**Short task**
Take the lines from the beginning of the material through the line containing "-1.276, -1.240, -1.204];" and retype them exactly, leaving the pictures out.

- - - - - - -

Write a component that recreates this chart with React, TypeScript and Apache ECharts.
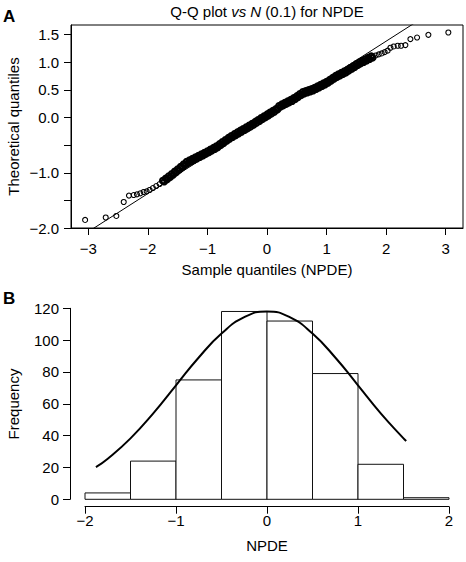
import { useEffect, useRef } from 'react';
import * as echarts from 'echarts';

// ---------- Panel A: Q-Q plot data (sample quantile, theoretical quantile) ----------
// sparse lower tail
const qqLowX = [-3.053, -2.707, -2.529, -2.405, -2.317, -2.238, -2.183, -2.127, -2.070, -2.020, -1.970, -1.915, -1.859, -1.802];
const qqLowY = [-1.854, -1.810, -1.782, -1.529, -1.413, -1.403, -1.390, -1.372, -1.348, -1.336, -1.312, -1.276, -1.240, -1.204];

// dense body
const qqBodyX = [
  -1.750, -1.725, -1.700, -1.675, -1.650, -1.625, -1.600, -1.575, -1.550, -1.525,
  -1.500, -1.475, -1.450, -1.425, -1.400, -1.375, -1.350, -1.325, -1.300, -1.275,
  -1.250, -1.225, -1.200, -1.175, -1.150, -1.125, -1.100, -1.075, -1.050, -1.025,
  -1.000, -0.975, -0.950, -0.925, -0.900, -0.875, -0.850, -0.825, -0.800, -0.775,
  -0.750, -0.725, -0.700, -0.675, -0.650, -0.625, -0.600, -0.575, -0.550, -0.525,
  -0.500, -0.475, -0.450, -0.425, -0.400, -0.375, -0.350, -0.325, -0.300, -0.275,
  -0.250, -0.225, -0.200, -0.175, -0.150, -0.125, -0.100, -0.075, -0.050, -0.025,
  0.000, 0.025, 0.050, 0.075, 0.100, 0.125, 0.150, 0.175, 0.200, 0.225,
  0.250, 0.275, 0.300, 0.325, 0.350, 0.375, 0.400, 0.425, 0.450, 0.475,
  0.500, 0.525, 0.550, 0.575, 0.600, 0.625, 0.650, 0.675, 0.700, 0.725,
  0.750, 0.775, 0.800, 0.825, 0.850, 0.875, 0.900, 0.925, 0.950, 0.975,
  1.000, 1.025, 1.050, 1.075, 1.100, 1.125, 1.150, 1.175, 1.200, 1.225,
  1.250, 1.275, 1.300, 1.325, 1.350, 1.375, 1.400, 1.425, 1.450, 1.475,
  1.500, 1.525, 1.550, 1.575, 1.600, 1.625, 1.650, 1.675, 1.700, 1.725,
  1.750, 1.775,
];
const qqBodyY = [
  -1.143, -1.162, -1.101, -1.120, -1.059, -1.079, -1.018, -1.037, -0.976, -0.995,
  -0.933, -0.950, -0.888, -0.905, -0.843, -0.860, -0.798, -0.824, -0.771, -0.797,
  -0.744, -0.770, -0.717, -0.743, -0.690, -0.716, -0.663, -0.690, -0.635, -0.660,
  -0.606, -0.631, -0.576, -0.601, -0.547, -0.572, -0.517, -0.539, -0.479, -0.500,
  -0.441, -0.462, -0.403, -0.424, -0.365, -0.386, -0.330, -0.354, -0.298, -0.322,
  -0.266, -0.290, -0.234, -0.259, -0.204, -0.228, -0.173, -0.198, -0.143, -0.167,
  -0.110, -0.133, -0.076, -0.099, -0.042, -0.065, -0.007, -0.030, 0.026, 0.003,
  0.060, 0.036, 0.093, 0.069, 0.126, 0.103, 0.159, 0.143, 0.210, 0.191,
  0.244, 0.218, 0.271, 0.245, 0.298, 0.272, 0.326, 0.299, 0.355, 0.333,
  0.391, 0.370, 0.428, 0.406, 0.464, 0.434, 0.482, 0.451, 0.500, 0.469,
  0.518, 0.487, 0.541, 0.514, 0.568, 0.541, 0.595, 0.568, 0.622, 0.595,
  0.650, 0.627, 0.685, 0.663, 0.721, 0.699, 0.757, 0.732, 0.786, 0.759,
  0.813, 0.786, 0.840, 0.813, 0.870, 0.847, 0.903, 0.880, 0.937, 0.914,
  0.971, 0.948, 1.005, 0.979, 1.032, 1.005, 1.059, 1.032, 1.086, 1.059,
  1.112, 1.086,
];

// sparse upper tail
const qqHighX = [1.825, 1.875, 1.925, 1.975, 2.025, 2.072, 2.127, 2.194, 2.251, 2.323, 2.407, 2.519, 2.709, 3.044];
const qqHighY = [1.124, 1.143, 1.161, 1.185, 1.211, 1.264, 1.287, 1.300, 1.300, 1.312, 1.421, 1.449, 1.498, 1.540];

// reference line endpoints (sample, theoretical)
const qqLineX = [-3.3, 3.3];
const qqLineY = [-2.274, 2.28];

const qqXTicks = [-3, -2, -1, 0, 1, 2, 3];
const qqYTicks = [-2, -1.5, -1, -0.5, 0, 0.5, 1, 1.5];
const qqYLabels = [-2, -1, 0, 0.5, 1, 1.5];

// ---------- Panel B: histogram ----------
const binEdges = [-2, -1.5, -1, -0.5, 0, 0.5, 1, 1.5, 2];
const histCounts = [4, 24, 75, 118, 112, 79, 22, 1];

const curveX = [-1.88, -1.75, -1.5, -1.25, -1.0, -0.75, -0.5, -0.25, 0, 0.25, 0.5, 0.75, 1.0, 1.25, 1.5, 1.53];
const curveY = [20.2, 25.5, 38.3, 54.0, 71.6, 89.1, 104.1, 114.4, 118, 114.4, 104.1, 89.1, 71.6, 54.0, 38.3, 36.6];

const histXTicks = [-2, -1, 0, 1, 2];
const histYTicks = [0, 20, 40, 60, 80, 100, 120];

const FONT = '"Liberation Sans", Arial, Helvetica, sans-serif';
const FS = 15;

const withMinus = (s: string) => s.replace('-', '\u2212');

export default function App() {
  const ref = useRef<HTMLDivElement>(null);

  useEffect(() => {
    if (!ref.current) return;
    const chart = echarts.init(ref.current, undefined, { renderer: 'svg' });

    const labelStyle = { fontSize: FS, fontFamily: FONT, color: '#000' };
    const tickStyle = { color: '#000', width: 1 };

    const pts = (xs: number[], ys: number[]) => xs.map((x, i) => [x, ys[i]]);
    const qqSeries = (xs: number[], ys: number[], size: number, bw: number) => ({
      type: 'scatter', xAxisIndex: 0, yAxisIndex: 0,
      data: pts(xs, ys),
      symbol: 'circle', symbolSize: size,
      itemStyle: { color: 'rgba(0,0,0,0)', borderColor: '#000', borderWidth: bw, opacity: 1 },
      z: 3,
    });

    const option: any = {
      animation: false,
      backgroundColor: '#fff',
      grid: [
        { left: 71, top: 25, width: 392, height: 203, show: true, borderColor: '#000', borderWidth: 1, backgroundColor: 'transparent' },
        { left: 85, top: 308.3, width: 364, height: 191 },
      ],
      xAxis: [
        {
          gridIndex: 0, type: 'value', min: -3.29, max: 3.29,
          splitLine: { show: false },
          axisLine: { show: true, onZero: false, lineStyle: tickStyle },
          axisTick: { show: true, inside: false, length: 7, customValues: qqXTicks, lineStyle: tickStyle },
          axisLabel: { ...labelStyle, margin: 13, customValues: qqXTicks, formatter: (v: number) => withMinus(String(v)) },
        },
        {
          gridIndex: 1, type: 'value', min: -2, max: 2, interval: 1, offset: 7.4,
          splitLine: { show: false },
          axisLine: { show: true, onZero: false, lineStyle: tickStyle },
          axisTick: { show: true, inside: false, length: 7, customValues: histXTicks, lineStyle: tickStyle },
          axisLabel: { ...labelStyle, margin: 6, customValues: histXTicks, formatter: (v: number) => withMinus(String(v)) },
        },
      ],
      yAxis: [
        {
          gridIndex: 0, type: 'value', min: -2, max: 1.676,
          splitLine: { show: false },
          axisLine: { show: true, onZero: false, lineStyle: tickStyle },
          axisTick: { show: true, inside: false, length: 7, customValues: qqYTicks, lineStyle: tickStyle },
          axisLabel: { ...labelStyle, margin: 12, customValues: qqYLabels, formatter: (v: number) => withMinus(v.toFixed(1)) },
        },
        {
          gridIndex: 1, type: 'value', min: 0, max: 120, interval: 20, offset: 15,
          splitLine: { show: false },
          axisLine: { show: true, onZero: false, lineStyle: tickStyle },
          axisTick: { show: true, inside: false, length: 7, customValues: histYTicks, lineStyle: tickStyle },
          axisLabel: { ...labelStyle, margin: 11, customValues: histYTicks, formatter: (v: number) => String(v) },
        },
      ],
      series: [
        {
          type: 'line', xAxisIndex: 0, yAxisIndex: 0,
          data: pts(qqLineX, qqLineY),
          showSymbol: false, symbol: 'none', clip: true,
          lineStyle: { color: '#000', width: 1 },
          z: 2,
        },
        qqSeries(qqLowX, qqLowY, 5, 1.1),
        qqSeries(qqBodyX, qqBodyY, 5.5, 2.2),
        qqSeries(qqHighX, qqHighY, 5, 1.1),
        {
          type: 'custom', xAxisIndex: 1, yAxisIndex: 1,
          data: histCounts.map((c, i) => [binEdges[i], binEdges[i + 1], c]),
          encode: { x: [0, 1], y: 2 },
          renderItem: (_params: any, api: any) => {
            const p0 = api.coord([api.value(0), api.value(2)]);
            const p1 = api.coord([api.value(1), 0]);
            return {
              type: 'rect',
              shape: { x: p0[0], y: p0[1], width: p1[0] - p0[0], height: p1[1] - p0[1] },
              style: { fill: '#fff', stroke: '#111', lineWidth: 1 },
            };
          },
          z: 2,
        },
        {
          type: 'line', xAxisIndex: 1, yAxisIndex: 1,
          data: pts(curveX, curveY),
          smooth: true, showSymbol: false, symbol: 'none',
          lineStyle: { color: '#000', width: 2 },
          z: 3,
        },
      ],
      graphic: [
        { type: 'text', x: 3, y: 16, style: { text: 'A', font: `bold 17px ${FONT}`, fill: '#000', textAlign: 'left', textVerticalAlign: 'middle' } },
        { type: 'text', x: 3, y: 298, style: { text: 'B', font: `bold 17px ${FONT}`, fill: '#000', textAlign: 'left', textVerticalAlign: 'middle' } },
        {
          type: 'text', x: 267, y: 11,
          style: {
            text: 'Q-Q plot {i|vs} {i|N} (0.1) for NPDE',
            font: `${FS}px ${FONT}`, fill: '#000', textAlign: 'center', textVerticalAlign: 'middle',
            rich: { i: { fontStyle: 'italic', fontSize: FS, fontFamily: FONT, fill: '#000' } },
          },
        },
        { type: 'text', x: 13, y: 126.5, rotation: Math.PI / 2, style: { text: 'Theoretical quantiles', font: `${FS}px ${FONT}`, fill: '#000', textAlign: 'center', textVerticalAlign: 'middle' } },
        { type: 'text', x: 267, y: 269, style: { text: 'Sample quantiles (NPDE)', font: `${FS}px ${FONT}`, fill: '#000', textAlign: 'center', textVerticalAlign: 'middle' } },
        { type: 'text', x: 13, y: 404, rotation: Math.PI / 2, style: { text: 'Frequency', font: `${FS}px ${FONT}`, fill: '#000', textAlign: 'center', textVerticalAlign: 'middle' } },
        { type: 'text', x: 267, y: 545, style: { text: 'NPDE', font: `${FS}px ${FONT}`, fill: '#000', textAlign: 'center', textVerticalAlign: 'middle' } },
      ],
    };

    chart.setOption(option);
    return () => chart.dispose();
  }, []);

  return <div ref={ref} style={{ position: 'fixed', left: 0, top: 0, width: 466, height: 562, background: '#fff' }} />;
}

- - - - - - -

**The result**
Write a component that recreates this chart with React, TypeScript and Apache ECharts.
import { useEffect, useRef } from 'react';
import * as echarts from 'echarts';

// ---------- Panel A: Q-Q plot data (sample quantile, theoretical quantile) ----------
// sparse lower tail
const qqLowX = [-3.053, -2.707, -2.529, -2.405, -2.317, -2.238, -2.183, -2.127, -2.070, -2.020, -1.970, -1.915, -1.859, -1.802];
const qqLowY = [-1.854, -1.810, -1.782, -1.529, -1.413, -1.403, -1.390, -1.372, -1.348, -1.336, -1.312, -1.276, -1.240, -1.204];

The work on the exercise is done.